§ WHAT THIS TASK INVOLVES
Quote, verbatim, all material below, without pictures.

§ MATERIAL PROVIDED
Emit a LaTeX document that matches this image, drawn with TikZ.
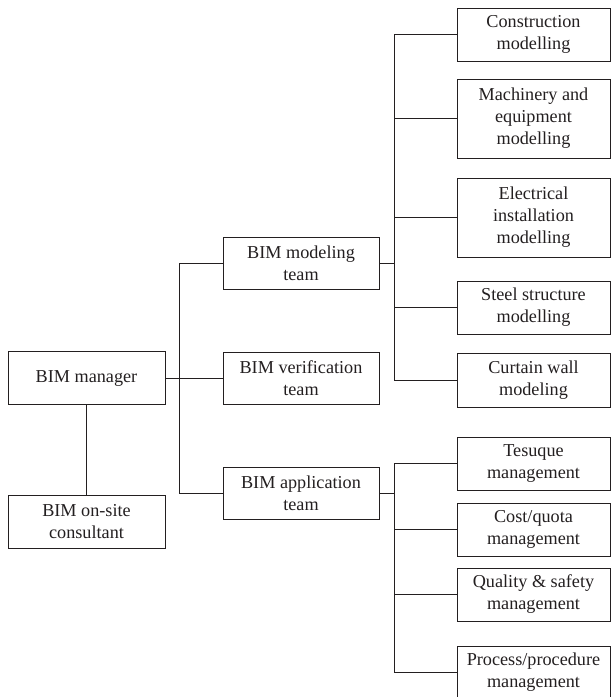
\documentclass[tikz,border=0pt]{standalone}
\usepackage{fontspec}
\setmainfont{Liberation Serif}
\definecolor{ink}{HTML}{231F20}
\begin{document}
\begin{tikzpicture}[x=1pt,y=1pt,
  box/.style={draw=ink,line width=1pt,text=ink,inner sep=0pt,align=center,
    font=\fontsize{18.2}{22}\selectfont},
  lbox/.style={box,minimum width=157pt,minimum height=53pt},
  mbox/.style={box,minimum width=156pt,minimum height=52pt},
  rbox/.style={box,minimum width=153pt},
  link/.style={draw=ink,line width=1pt}]
\useasboundingbox (0,0) rectangle (611,-697);
\begin{scope}
\clip (0,0) rectangle (611,-697);
% left column
\node[lbox] (mgr) at (86.5,-378) {BIM manager};
\node[lbox] (cons) at (86.5,-521.5) {BIM on-site\\consultant};
% middle column
\node[mbox] (model) at (301,-263) {BIM modeling\\team};
\node[mbox] (verif) at (301,-378) {BIM verification\\team};
\node[mbox] (app) at (301,-493) {BIM application\\team};
% right column, modelling
\node[rbox,minimum height=53pt] (c1) at (533.5,-34.5) {Construction\\modelling};
\node[rbox,minimum height=79pt] (c2) at (533.5,-118.5) {Machinery and\\equipment\\modelling};
\node[rbox,minimum height=79pt] (c3) at (533.5,-217.5) {Electrical\\installation\\modelling};
\node[rbox,minimum height=53pt] (c4) at (533.5,-307.5) {Steel structure\\modelling};
\node[rbox,minimum height=54pt] (c5) at (533.5,-380) {Curtain wall\\modeling};
% right column, application
\node[rbox,minimum height=53pt] (a1) at (533.5,-463.5) {Tesuque\\management};
\node[rbox,minimum height=53pt] (a2) at (533.5,-529.5) {Cost/quota\\management};
\node[rbox,minimum height=53pt] (a3) at (533.5,-594.5) {Quality \& safety\\management};
\node[rbox,minimum height=53pt] (a4) at (533.5,-672.5) {Process/procedure\\management};
% connectors
\coordinate (lt) at (179,-378);
\coordinate (mb) at (394,-263);
\coordinate (ab) at (394,-493);
\draw[link] (mgr.south) -- (cons.north);
\draw[link] (mgr.east) -- (verif.west);
\draw[link] (lt) |- (model.west);
\draw[link] (lt) |- (app.west);
\draw[link] (model.east) -- (mb);
\draw[link] (app.east) -- (ab);
\foreach \n in {c1,c2,c3,c4,c5} \draw[link] (mb) |- (\n.west);
\foreach \n in {a1,a2,a3,a4} \draw[link] (ab) |- (\n.west);
\end{scope}
\end{tikzpicture}
\end{document}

§ EXERCISE RESPONSE
Emit a LaTeX document that matches this image, drawn with TikZ.
\documentclass[tikz,border=0pt]{standalone}
\usepackage{fontspec}
\setmainfont{Liberation Serif}
\definecolor{ink}{HTML}{231F20}
\begin{document}
\begin{tikzpicture}[x=1pt,y=1pt,
  box/.style={draw=ink,line width=1pt,text=ink,inner sep=0pt,align=center,
    font=\fontsize{18.2}{22}\selectfont},
  lbox/.style={box,minimum width=157pt,minimum height=53pt},
  mbox/.style={box,minimum width=156pt,minimum height=52pt},
  rbox/.style={box,minimum width=153pt},
  link/.style={draw=ink,line width=1pt}]
\useasboundingbox (0,0) rectangle (611,-697);
\begin{scope}
\clip (0,0) rectangle (611,-697);
% left column
\node[lbox] (mgr) at (86.5,-378) {BIM manager};
\node[lbox] (cons) at (86.5,-521.5) {BIM on-site\\consultant};
% middle column
\node[mbox] (model) at (301,-263) {BIM modeling\\team};
\node[mbox] (verif) at (301,-378) {BIM verification\\team};
\node[mbox] (app) at (301,-493) {BIM application\\team};
% right column, modelling
\node[rbox,minimum height=53pt] (c1) at (533.5,-34.5) {Construction\\modelling};
\node[rbox,minimum height=79pt] (c2) at (533.5,-118.5) {Machinery and\\equipment\\modelling};
\node[rbox,minimum height=79pt] (c3) at (533.5,-217.5) {Electrical\\installation\\modelling};
\node[rbox,minimum height=53pt] (c4) at (533.5,-307.5) {Steel structure\\modelling};
\node[rbox,minimum height=54pt] (c5) at (533.5,-380) {Curtain wall\\modeling};
% right column, application
\node[rbox,minimum height=53pt] (a1) at (533.5,-463.5) {Tesuque\\management};
\node[rbox,minimum height=53pt] (a2) at (533.5,-529.5) {Cost/quota\\management};
\node[rbox,minimum height=53pt] (a3) at (533.5,-594.5) {Quality \& safety\\management};
\node[rbox,minimum height=53pt] (a4) at (533.5,-672.5) {Process/procedure\\management};
% connectors
\coordinate (lt) at (179,-378);
\coordinate (mb) at (394,-263);
\coordinate (ab) at (394,-493);
\draw[link] (mgr.south) -- (cons.north);
\draw[link] (mgr.east) -- (verif.west);
\draw[link] (lt) |- (model.west);
\draw[link] (lt) |- (app.west);
\draw[link] (model.east) -- (mb);
\draw[link] (app.east) -- (ab);
\foreach \n in {c1,c2,c3,c4,c5} \draw[link] (mb) |- (\n.west);
\foreach \n in {a1,a2,a3,a4} \draw[link] (ab) |- (\n.west);
\end{scope}
\end{tikzpicture}
\end{document}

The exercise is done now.